Усвоивъ это, теперь крестьяне въ нѣкоторыхъ волостяхъ бросаютъ уже души мертвыхъ и передѣляютъ землю, сообразуясь съ наличными рабочими силами. При этомъ нѣкоторыя общества рѣшили включить въ число плательщиковъ и владѣльцевъ десятилѣтокъ и даже пятилѣтокъ, заранѣе, такимъ образомъ, опредѣливъ. сроки будущаго передѣла черезъ 10 лѣтъ и черезъ 5 лѣтъ. Но надо замѣтить, что черезъ такой короткій срокъ, вѣроятно, не произойдетъ передѣла общаго, а лишь частныя прирѣзки. Сибирская община слишкомъ уважаетъ свободу каждаго, чтобы черезъ такіе короткіе сроки производить общій переполохъ.
Несомнѣнно, что сибирскую общину ожидаетъ хорошее будущее.
Только теперь здѣшняя деревня переживаетъ страшный кризисъ. Культура, которую мы назвали нахлѣбничествомъ, устарѣла уже и не соотвѣтствуетъ болѣе сложнымъ условіямъ жизни, надвинувшимся на сибиряка. Культура эта перешла по преданію къ сибиряку и въ продолженіи сотенъ лѣтъ только улучшилась въ данномъ направленіи. Ея главная основа — фатализмъ человѣка въ отношеніяхъ къ природѣ и неуваженіе къ силамъ человѣка. Крестьяне, переселившіеся сюда изъ Московской Руси, окружены были плодородною почвой, неизмѣримыми лѣсами, безконечными степями; они окружены были горами хлѣба, безчисленными стадами скота и всѣмъ тѣмъ, что даетъ крестьянину довольство и счастье, но это богатство безслѣдно пропало для здѣшняго человѣка, оно не воплотилось ни въ искусство, ни въ знанія, и мысль крестьянина осталась такою же бѣдною, безпомощною, неуклюжею, какою она была триста лѣтъ назадъ. Вотъ что мы называемъ нахлѣбничествомъ. Это трудъ человѣка, который изо дня въ день работаетъ и въ то же время изо дня въ день пользуется природой безъ всякой перемѣны и безъ всякой мысли о будущемъ.
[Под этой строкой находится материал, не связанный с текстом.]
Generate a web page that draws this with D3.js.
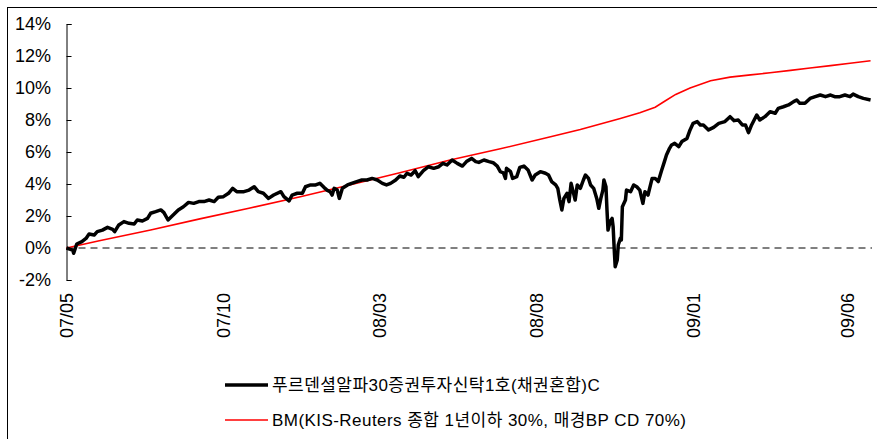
<!DOCTYPE html>
<html>
<head>
<meta charset="utf-8">
<script src="https://cdn.jsdelivr.net/npm/d3@7"></script>
<style>
  body { margin: 0; background: #fff; }
  text { font-family: "Liberation Sans", Arial, "Noto Sans CJK KR", sans-serif; fill: #000; }
</style>
</head>
<body>
<div class="boundary"></div>
<script>
// fund (black) - cumulative return %
var fundDates = ["2007-05-01","2007-05-07","2007-05-08","2007-05-11","2007-05-16","2007-05-20","2007-05-23","2007-05-28","2007-05-31",
"2007-06-05","2007-06-10","2007-06-15","2007-06-17","2007-06-21","2007-06-26","2007-07-01","2007-07-06","2007-07-09","2007-07-14",
"2007-07-19","2007-07-22","2007-07-27","2007-08-01","2007-08-04","2007-08-08","2007-08-14","2007-08-18","2007-08-23","2007-08-28",
"2007-09-02","2007-09-07","2007-09-12","2007-09-17","2007-09-22","2007-09-26","2007-10-01","2007-10-06","2007-10-10","2007-10-14",
"2007-10-21","2007-10-26","2007-10-31","2007-11-04","2007-11-09","2007-11-14","2007-11-19","2007-11-26","2007-11-29","2007-12-04",
"2007-12-07","2007-12-12","2007-12-17","2007-12-20","2007-12-25","2007-12-30","2008-01-03","2008-01-07","2008-01-10","2008-01-13",
"2008-01-15","2008-01-17","2008-01-20","2008-01-22","2008-01-25","2008-01-30","2008-02-03","2008-02-08","2008-02-13","2008-02-18",
"2008-02-23","2008-02-28","2008-03-04","2008-03-08","2008-03-12","2008-03-17","2008-03-21","2008-03-25","2008-03-28","2008-04-01",
"2008-04-05","2008-04-08","2008-04-13","2008-04-18","2008-04-23","2008-04-28","2008-05-02","2008-05-06","2008-05-11","2008-05-16",
"2008-05-21","2008-05-25","2008-05-30","2008-06-03","2008-06-06","2008-06-11","2008-06-16","2008-06-20","2008-06-24","2008-06-27",
"2008-06-30","2008-07-02","2008-07-03","2008-07-07","2008-07-09","2008-07-13","2008-07-16","2008-07-20","2008-07-24","2008-07-28",
"2008-07-31","2008-08-05","2008-08-10","2008-08-13","2008-08-16","2008-08-20","2008-08-22","2008-08-24","2008-08-26","2008-08-28",
"2008-08-31","2008-09-02","2008-09-04","2008-09-06","2008-09-08","2008-09-10","2008-09-13","2008-09-16","2008-09-18","2008-09-21",
"2008-09-23","2008-09-26","2008-09-29","2008-10-01","2008-10-03","2008-10-05","2008-10-06","2008-10-08","2008-10-09","2008-10-10",
"2008-10-12","2008-10-14","2008-10-15","2008-10-16","2008-10-17","2008-10-19","2008-10-20","2008-10-22","2008-10-23","2008-10-24",
"2008-10-27","2008-10-28","2008-11-01","2008-11-04","2008-11-07","2008-11-10","2008-11-13","2008-11-15","2008-11-18","2008-11-22",
"2008-11-25","2008-11-28","2008-12-01","2008-12-04","2008-12-06","2008-12-09","2008-12-11","2008-12-14","2008-12-18","2008-12-21",
"2008-12-26","2008-12-29","2009-01-01","2009-01-05","2009-01-08","2009-01-11","2009-01-16","2009-01-21","2009-01-26","2009-02-01",
"2009-02-06","2009-02-10","2009-02-14","2009-02-18","2009-02-21","2009-02-24","2009-02-27","2009-03-04","2009-03-07","2009-03-12",
"2009-03-17","2009-03-22","2009-03-25","2009-03-30","2009-04-04","2009-04-09","2009-04-12","2009-04-15","2009-04-20","2009-04-25",
"2009-04-30","2009-05-05","2009-05-10","2009-05-15","2009-05-19","2009-05-24","2009-05-29","2009-06-03","2009-06-06","2009-06-11",
"2009-06-16","2009-06-23"];
var fundValues = [0.00,-0.13,-0.33,0.25,0.40,0.60,0.88,0.81,1.02,
1.12,1.29,1.17,1.02,1.44,1.65,1.54,1.50,1.75,1.69,
1.85,2.17,2.27,2.38,2.21,1.75,2.12,2.38,2.58,2.85,
2.79,2.90,2.90,3.00,2.90,3.17,3.21,3.42,3.73,3.52,
3.52,3.62,3.83,3.52,3.42,3.10,3.31,3.52,3.21,2.94,
3.31,3.42,3.42,3.83,3.94,3.94,4.04,3.79,3.62,3.52,
3.31,3.73,3.62,3.10,3.73,3.94,4.04,4.15,4.25,4.25,
4.35,4.25,4.04,3.94,4.04,4.25,4.50,4.42,4.67,4.56,
4.83,4.46,4.83,5.08,4.98,5.08,5.29,5.19,5.50,5.29,
5.12,5.40,5.60,5.40,5.35,5.50,5.40,5.33,5.12,4.77,
4.70,4.35,4.98,4.77,4.35,4.46,5.04,5.12,4.88,4.25,
4.56,4.77,4.67,4.56,4.15,3.94,3.73,3.00,2.38,3.10,
3.42,2.90,4.04,3.52,3.00,3.94,3.73,4.25,4.56,4.35,
3.94,3.73,3.10,2.48,3.10,3.62,4.25,3.83,2.38,1.12,
1.65,1.85,1.33,0.00,-1.17,-0.75,0.19,0.60,0.50,2.58,
3.00,3.62,3.52,3.94,3.83,3.62,2.79,3.52,3.31,4.35,
4.35,4.15,4.80,5.40,5.81,6.23,6.44,6.54,6.33,6.65,
6.85,7.38,7.79,7.90,7.69,7.69,7.38,7.54,7.79,7.90,
8.21,7.96,8.00,7.69,7.69,7.21,7.69,8.31,8.00,8.21,
8.52,8.42,8.73,8.83,8.94,9.15,9.25,9.04,9.04,9.35,
9.46,9.56,9.46,9.56,9.46,9.46,9.56,9.46,9.62,9.46,
9.35,9.25];

// benchmark (red)
var bmDates = ["2007-05-01","2007-06-02","2007-07-22","2007-09-08","2007-10-27","2007-12-15","2008-02-02","2008-03-21","2008-05-09",
"2008-06-27","2008-08-15","2008-09-13","2008-10-22","2008-11-10","2008-11-25","2008-12-05","2008-12-15","2008-12-29","2009-01-18",
"2009-02-06","2009-02-26","2009-03-17","2009-04-06","2009-04-25","2009-05-15","2009-06-03","2009-06-23"];
var bmValues = [0.00,0.45,1.13,1.82,2.50,3.20,3.95,4.70,5.50,
6.20,6.95,7.40,8.10,8.45,8.80,9.20,9.60,10.00,10.45,
10.68,10.82,10.95,11.10,11.25,11.40,11.55,11.70];

var xTicks = ["2007-05-01","2007-10-01","2008-03-01","2008-08-01","2009-01-01","2009-06-01"];
var yTicks = [-2,0,2,4,6,8,10,12,14];
var legendNames = ["푸르덴셜알파30증권투자신탁1호(채권혼합)C","BM(KIS-Reuters 종합 1년이하 30%, 매경BP CD 70%)"];

var width = 877, height = 439;
var parse = d3.timeParse("%Y-%m-%d");
var fmt = d3.timeFormat("%y/%m");
var svg = d3.select(".boundary").append("svg")
            .attr("width", width).attr("height", height);

svg.append("rect").attr("x", 7.5).attr("y", 7.5).attr("width", 880).attr("height", 450)
   .attr("fill", "none").attr("stroke", "#000").attr("stroke-width", 1);

var x = d3.scaleTime().domain([parse("2007-05-01"), parse("2009-06-01")]).range([66.5, 848]);
var y = d3.scaleLinear().domain([-2, 14]).range([280, 24]);

// y axis
var yAxis = d3.axisRight(y).tickValues(yTicks).tickSize(5).tickFormat("");
var ya = svg.append("g").attr("transform", "translate(66.5,0)").call(yAxis);
ya.select(".domain").attr("stroke", "#000");
ya.selectAll(".tick line").attr("stroke", "#000");
svg.append("g").selectAll("text").data(yTicks).enter().append("text")
   .attr("x", 51).attr("y", function(d){ return y(d); }).attr("dy", "0.36em")
   .attr("text-anchor", "end").style("font-size", "18px")
   .text(function(d){ return d + "%"; });

// x labels (rotated)
svg.append("g").selectAll("text").data(xTicks).enter().append("text")
   .attr("transform", function(d){ return "translate(" + x(parse(d)) + ",293) rotate(-90)"; })
   .attr("dy", "0.36em").attr("text-anchor", "end").style("font-size", "18px")
   .text(function(d){ return fmt(parse(d)); });

// zero line
svg.append("line").attr("x1", 66.5).attr("x2", 872).attr("y1", y(0)).attr("y2", y(0))
   .attr("stroke", "#000").attr("stroke-width", 1).attr("stroke-dasharray", "7,5");

var line = d3.line().x(function(d){ return x(d[0]); }).y(function(d){ return y(d[1]); });
var bm = bmDates.map(function(d, i){ return [parse(d), bmValues[i]]; });
var fund = fundDates.map(function(d, i){ return [parse(d), fundValues[i]]; });

svg.append("path").attr("d", line(bm)).attr("fill", "none")
   .attr("stroke", "#ff0000").attr("stroke-width", 1.6);
svg.append("path").attr("d", line(fund)).attr("fill", "none")
   .attr("stroke", "#000").attr("stroke-width", 3.5).attr("stroke-linejoin", "round");

// legend
var legendColors = ["#000", "#ff0000"];
var legendWidths = [3.5, 1.6];
var legend = svg.append("g").selectAll("g").data(legendNames).enter().append("g")
   .attr("transform", function(d, i){ return "translate(0," + (385 + i * 35) + ")"; });
legend.append("line").attr("x1", 225).attr("x2", 268).attr("y1", 0).attr("y2", 0)
   .attr("stroke", function(d, i){ return legendColors[i]; })
   .attr("stroke-width", function(d, i){ return legendWidths[i]; });
legend.append("text").attr("x", 272).attr("dy", "0.36em").style("font-size", "17px")
   .style("letter-spacing", "0.45px")
   .text(function(d){ return d; });
</script>
</body>
</html>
Иллюстраціей къ этому можетъ послужить памятный 82-й годъ въ Курганскомъ округѣ. До этого года крестьяне даже не вѣрили въ возможность какого-нибудь кризиса въ ихъ хозяйствѣ. «Богъ милостивъ!» — говорилъ каждый и только послѣ упорнаго желанія со стороны посторонняго человѣка доказать непрочность здѣшняго хозяйства, крестьянинъ говорилъ: «Воля Божья! Что Богъ пошлетъ, то и будетъ». Нѣсколькими вѣками отдыха крестьяне не воспользовались, чтобы приготовиться къ жизненной борьбѣ, и не запаслись никакими орудіями для этой борьбы.